While discarding even a small portion of diseased thyroid gland, patients may be subjected to neck incision a procedure which leaves a neck scar behind. Scientists from the Medical College of Georgia and University of Texas have apparently introduced the daVinci Surgical System which along with the guidance of surgeons conducts the thyroid surgery through the armpit. It has been claimed that this robotic technology does not leave any scars.
The experts enlighten that in the past decade robots have been successfully employed to conduct gynecologic and urologic surgery. The latest robotic technique enables surgeons to operate the thyroid gland without neck incision. It has been explained that the thyroid which regulates the body’s metabolic rate is about the size of a kiwi and found just under the Adam’s apple. On the other hand, benign and cancerous disease can be more than double its size.
Some patients with benign disease may require the removal of only half of their two-lobed thyroid gland. Such patients can possibly undergo a surgery through the daVinci Surgical System and that too without a neck scar. Even though the armpit is much far from the gland, surgeons may simply raise the patient’s arm during surgery. This may not only shorten the path, but also leave a fairly straightforward approach. The gland seems to be easily accessible by the three-dimensional visualization and wrist-like maneuverability of the robot.

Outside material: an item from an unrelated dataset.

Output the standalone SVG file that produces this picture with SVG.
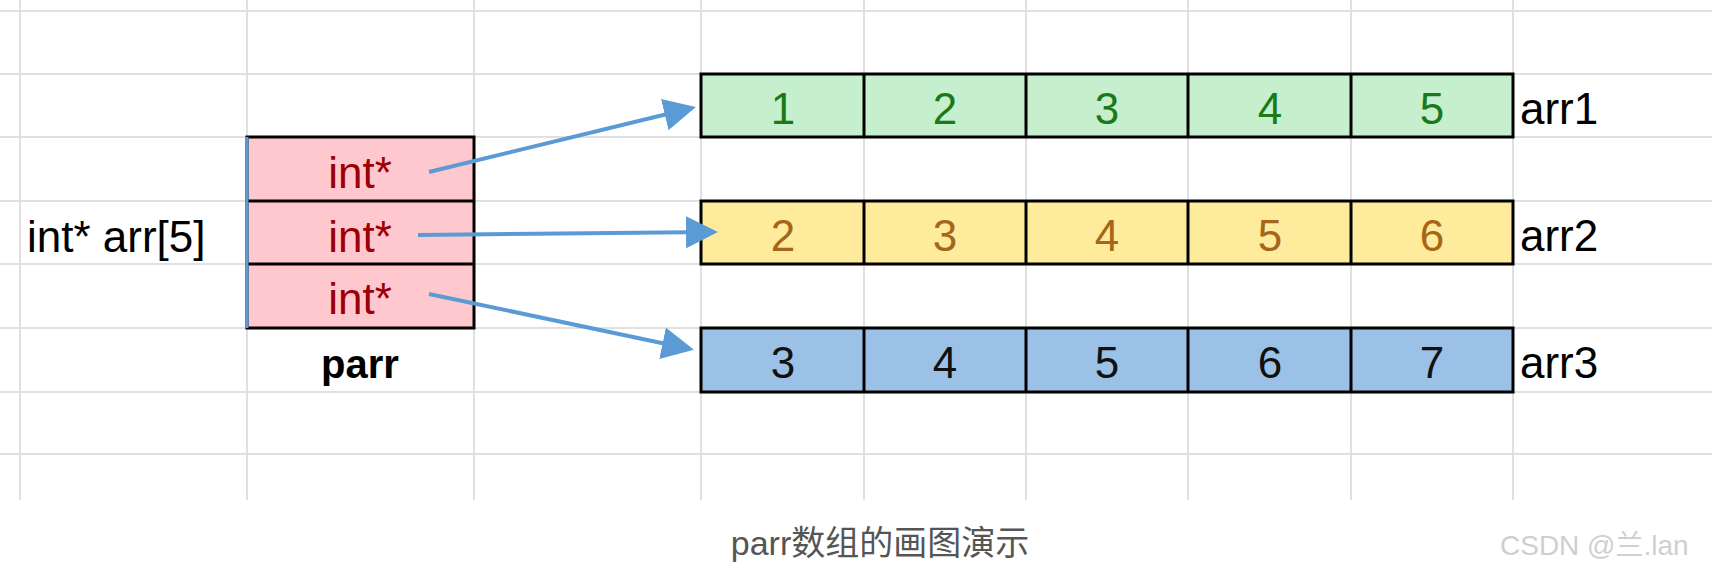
<svg xmlns="http://www.w3.org/2000/svg" width="1712" height="576" viewBox="0 0 1712 576">
<defs>
<style>
.g{stroke:#e0e0e0;stroke-width:2}
.c{stroke:#000;stroke-width:3}
.t{font-family:"Liberation Sans Narrow","Liberation Sans",sans-serif;font-size:44px;text-anchor:middle}
.l{font-family:"Liberation Sans Narrow","Liberation Sans",sans-serif;font-size:44px}
.a{stroke:#5B9BD5;stroke-width:4;fill:none;marker-end:url(#ah)}
</style>
<marker id="ah" markerWidth="8" markerHeight="8" refX="7" refY="4" orient="auto" markerUnits="strokeWidth"><path d="M0,0 L8,4 L0,8 Z" fill="#5B9BD5"/></marker>
</defs>
<rect width="1712" height="576" fill="#fff"/>
<g id="grid">
<line class="g" x1="0" y1="11" x2="1712" y2="11"/><line class="g" x1="0" y1="74" x2="1712" y2="74"/><line class="g" x1="0" y1="137" x2="1712" y2="137"/><line class="g" x1="0" y1="201" x2="1712" y2="201"/><line class="g" x1="0" y1="264" x2="1712" y2="264"/><line class="g" x1="0" y1="328" x2="1712" y2="328"/><line class="g" x1="0" y1="392" x2="1712" y2="392"/><line class="g" x1="0" y1="454" x2="1712" y2="454"/>
<line class="g" x1="20" y1="0" x2="20" y2="500"/><line class="g" x1="247" y1="0" x2="247" y2="500"/><line class="g" x1="474" y1="0" x2="474" y2="500"/><line class="g" x1="701" y1="0" x2="701" y2="500"/><line class="g" x1="864" y1="0" x2="864" y2="500"/><line class="g" x1="1026" y1="0" x2="1026" y2="500"/><line class="g" x1="1188" y1="0" x2="1188" y2="500"/><line class="g" x1="1351" y1="0" x2="1351" y2="500"/><line class="g" x1="1513" y1="0" x2="1513" y2="500"/>
</g>
<g id="parr">
<rect x="247" y="137" width="227" height="191" fill="#FFC7CE" class="c"/>
<line class="c" x1="247" y1="201" x2="474" y2="201"/><line class="c" x1="247" y1="264" x2="474" y2="264"/>
<line x1="247" y1="137" x2="247" y2="328" stroke="#5B9BD5" stroke-width="3"/>
<text class="t" x="360" y="188" fill="#9C0006">int*</text>
<text class="t" x="360" y="252" fill="#9C0006">int*</text>
<text class="t" x="360" y="314" fill="#9C0006">int*</text>
<text x="360" y="378" text-anchor="middle" font-family="Liberation Sans,sans-serif" font-weight="bold" font-size="40">parr</text>
</g>
<text id="decl" class="l" x="27" y="252">int* arr[5]</text>
<g id="arr1">
<rect x="701" y="74" width="812" height="63" fill="#C6EFCE" class="c"/>
<line class="c" x1="864" y1="74" x2="864" y2="137"/><line class="c" x1="1026" y1="74" x2="1026" y2="137"/><line class="c" x1="1188" y1="74" x2="1188" y2="137"/><line class="c" x1="1351" y1="74" x2="1351" y2="137"/>
<g fill="#1a7a1a"><text class="t" x="783" y="124">1</text><text class="t" x="945" y="124">2</text><text class="t" x="1107" y="124">3</text><text class="t" x="1270" y="124">4</text><text class="t" x="1432" y="124">5</text></g>
<text class="l" x="1520" y="124">arr1</text>
</g>
<g id="arr2">
<rect x="701" y="201" width="812" height="63" fill="#FFEB9C" class="c"/>
<line class="c" x1="864" y1="201" x2="864" y2="264"/><line class="c" x1="1026" y1="201" x2="1026" y2="264"/><line class="c" x1="1188" y1="201" x2="1188" y2="264"/><line class="c" x1="1351" y1="201" x2="1351" y2="264"/>
<g fill="#A5661A"><text class="t" x="783" y="251">2</text><text class="t" x="945" y="251">3</text><text class="t" x="1107" y="251">4</text><text class="t" x="1270" y="251">5</text><text class="t" x="1432" y="251">6</text></g>
<text class="l" x="1520" y="251">arr2</text>
</g>
<g id="arr3">
<rect x="701" y="328" width="812" height="64" fill="#9BC2E6" class="c"/>
<line class="c" x1="864" y1="328" x2="864" y2="392"/><line class="c" x1="1026" y1="328" x2="1026" y2="392"/><line class="c" x1="1188" y1="328" x2="1188" y2="392"/><line class="c" x1="1351" y1="328" x2="1351" y2="392"/>
<g fill="#111"><text class="t" x="783" y="378">3</text><text class="t" x="945" y="378">4</text><text class="t" x="1107" y="378">5</text><text class="t" x="1270" y="378">6</text><text class="t" x="1432" y="378">7</text></g>
<text class="l" x="1520" y="378">arr3</text>
</g>
<g id="connectors">
<path class="a" d="M429,172 L692,108"/>
<path class="a" d="M418,235 L714,232"/>
<path class="a" d="M429,294 L690,349"/>
</g>
<text x="880" y="555" text-anchor="middle" font-family="Liberation Sans,'Noto Sans CJK SC',sans-serif" font-size="34" fill="#555">parr数组的画图演示</text>
<text x="1500" y="555" font-family="Liberation Sans,'Noto Sans CJK SC',sans-serif" font-size="28" fill="#cfcfcf">CSDN @兰.lan</text>
</svg>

Dr. David Terris, Porubsky professor and chairman of the Medical College of Georgia Department of Otolaryngology-Head and Neck Surgery, remarked, “The robot is what makes it possible to easily – and safely – do the work from that distance. Surgeons gain access through a two-to-three-inch armpit incision, then work their way through skin and fat and finally in between two big neck muscles. It’s a long way down a big tunnel to get to that thyroid through the armpit that would not be possible without telescopes and long instruments.”
Having previously compared the technique to five minimally invasive approaches in pigs, Dr. Terris agreed to the fact that the armpit approach is very much applicable in humans. He claimed that the latest procedure takes less than two hours to conduct the surgery taking an hour by a three-quarter-inch neck incision.
Korean surgeons are claimed to be the most experienced with robotic thyroidectomy in humans and are applying the approach to remove both lobes. Dr. Terris believes that with improvement in technology, the United States will also accept this procedure. He mentioned that robotics in other medical procedures are already common in the United States. The thyroid surgeons have cautioned that before employing this procedure, surgeons should complete robotics training, practice thyroid removal on cadavers, watch an experienced surgeon use the technique and then have a surgeon watch them.
The research is published in the current edition of Otolaryngologic Clinics of North America.